Union Home Minister Amit Shah on Sunday blamed West Bengal Chief Minister Mamata Banerjee for the violence which led to the killing of four people in Cooch Behar during voting in the fourth phase of Assembly polls in the state on Saturday. He said that Mamata’s appeal to the people to target security forces provoked the clash and attack on the central forces.

Addressing an election rally at Basirhat Dakshin assembly constituency of North 24 Parganas district, the former BJP president said, “An unfortunate incident has taken place during the fourth phase of polling, where some youngsters have attacked a pooling booth under Didi’s misguidance, they tried to snatch CISF personnel’s weapon, in the circumstances, the CISF personnel had opened fire and four people lost their lives. This is a sad incident for all of us but I want to know why these youngsters had to take this step, some days back Mamata Didi held a meeting in the Sitalkuchi Assembly Constituency announced and instigated youngsters and women to come forward and gherao CAPF.”
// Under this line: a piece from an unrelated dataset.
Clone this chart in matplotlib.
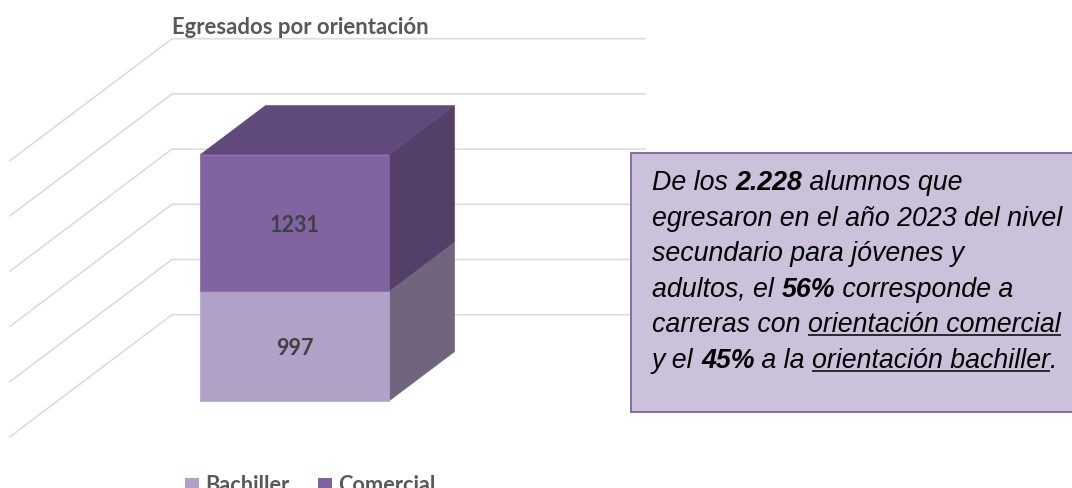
import matplotlib
matplotlib.use("Agg")
import matplotlib.pyplot as plt
from matplotlib.patches import Patch, Polygon, Rectangle
from matplotlib.transforms import Affine2D

W, H = 1072, 488

categories = ["Bachiller", "Comercial"]
values = [997, 1231]
grid_ticks = [0, 500, 1000, 1500, 2000, 2500]

title = "Egresados por orientación"

# (text, bold, underline)
note_lines = [
    [("De los ", False, False), ("2.228", True, False), (" alumnos que", False, False)],
    [("egresaron en el año 2023 del nivel", False, False)],
    [("secundario para jóvenes y", False, False)],
    [("adultos, el ", False, False), ("56%", True, False), (" corresponde a", False, False)],
    [("carreras con ", False, False), ("orientación comercial", False, True)],
    [("y el ", False, False), ("45%", True, False), (" a la ", False, False),
     ("orientación bachiller", False, True), (".", False, False)],
]

FRONT = ["#B2A1C7", "#8064A2"]
TOP = ["#8D7F9E", "#604A7B"]
SIDE = ["#71657D", "#533F67"]
GRID = "#DCDCDC"

# oblique projection settings, wall coordinates are in pixels
Y0_PX = 314.7
UNIT = 276 / 2500  # pixels per value
DX, DY = -162, 122  # shift of the front edge of the floor
BAR_X = (314.5, 503.5)
BAR_DEPTH = (0.303, 0.705)


def proj(x, value, depth):
    # depth 0 = back wall, 1 = front of the floor. y stays in value units
    return x + DX * depth, value - DY * depth / UNIT


px = Affine2D().scale(1, -1).translate(0, H)  # pixels from top left

fig = plt.figure(figsize=(W / 100, H / 100), dpi=100)
ax = fig.add_axes([0, 0, 1, 1])
ax.set_xlim(0, W)
ax.set_ylim(-(H - Y0_PX) / UNIT, Y0_PX / UNIT)
ax.axis("off")

# floor / wall grid
for t in grid_ticks:
    xs, ys = zip(proj(645, t, 0), proj(172, t, 0), proj(172, t, 1))
    ax.plot(xs, ys, color=GRID, lw=1.2, zorder=1, solid_joinstyle="miter")

# stacked 3d column
x0, x1 = BAR_X
d_back, d_front = BAR_DEPTH
base = 0
for i, v in enumerate(values):
    top = base + v
    front = [proj(x0, base, d_front), proj(x1, base, d_front),
             proj(x1, top, d_front), proj(x0, top, d_front)]
    side = [proj(x1, base, d_front), proj(x1, base, d_back),
            proj(x1, top, d_back), proj(x1, top, d_front)]
    ax.add_patch(Polygon(side, closed=True, fc=SIDE[i], ec=SIDE[i], lw=0.5, zorder=2 + i))
    ax.add_patch(Polygon(front, closed=True, fc=FRONT[i], ec=FRONT[i], lw=0.5, zorder=2 + i))
    if i == len(values) - 1:
        lid = [proj(x0, top, d_front), proj(x1, top, d_front),
               proj(x1, top, d_back), proj(x0, top, d_back)]
        ax.add_patch(Polygon(lid, closed=True, fc=TOP[i], ec=TOP[i], lw=0.5, zorder=2 + i))
    lx, ly = proj((x0 + x1) / 2, base + v / 2, d_front)
    ax.annotate(str(v), (lx, ly), xytext=(0, -2.5), textcoords="offset pixels", ha="center",
                va="center", family="Lato", weight="bold", fontsize=15.5,
                color="#404040", zorder=6)
    base = top

ax.text(172, 27, title, transform=px, ha="left", va="center", family="Lato",
        weight="bold", fontsize=15.9, color="#595959")

handles = [Patch(fc=FRONT[i], ec="none") for i in range(len(categories))]
ax.legend(handles, categories, loc="center left", bbox_to_anchor=(185, 486),
          bbox_transform=px, ncol=2, frameon=False, handlelength=0.65, handleheight=0.65,
          handletextpad=0.28, columnspacing=1.3, borderpad=0, borderaxespad=0,
          prop={"family": "Lato", "weight": "bold", "size": 15.7},
          labelcolor="#595959")

# note box, runs off the right edge
ax.add_patch(Rectangle((631, 153), 460, 259, transform=px, fc="#CCC1DA", ec="#8064A2",
                       lw=1.3, zorder=7))

fig.canvas.draw()
rend = fig.canvas.get_renderer()
line_y = 190
for line in note_lines:
    x = 652
    for text, bold, under in line:
        t = ax.text(x, line_y, text, transform=px, ha="left", va="baseline",
                    family="Liberation Sans", style="italic",
                    weight="bold" if bold else "normal", fontsize=19.3,
                    color="black", zorder=8)
        # trailing spaces count in the advance
        w = t.get_window_extent(rend).width
        if under:
            ax.plot([x, x + w], [line_y + 3, line_y + 3], transform=px, color="black",
                    lw=1.1, zorder=8, solid_capstyle="butt")
        x += w
    line_y += 35.6

fig.savefig("out.png", dpi=100)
The Home Minister further said, “You said that and left on your wheelchair but because of you those four people were killed. And the next day in the same assembly constituency a BJP worker was killed. Early morning at 7:30 am, the goons of Trinamool Congress shot dead the BJP worker.”

Shah said, “Didi is repeatedly saying Amit Shah must resign. Didi when people will ask me to resign then I will. But you must prepare as you will have to resign on 2 May.” The Union Minister was in West Bengal and held several roadshows including back-to-back events first in Nadia district’s Santipur and then in Ranaghat Dakshin.

Meanwhile, Mamata termed the incident as “genocide” in which four TMC workers were shot dead by central forces at a polling booth in Sitalkuchi in the Cooch Behar district on Saturday.

Addressing the media persons in Siliguri, she alleged, “It is genocide. We have decided to observe today as a black day. The forces fired on them directly. The CISF is trained to provide security to industries and not to control a mob. I could not sleep last night but the Prime Minister was eating sweets. Such an incompetent government, incompetent Prime Minister, incompetent Home Minister.”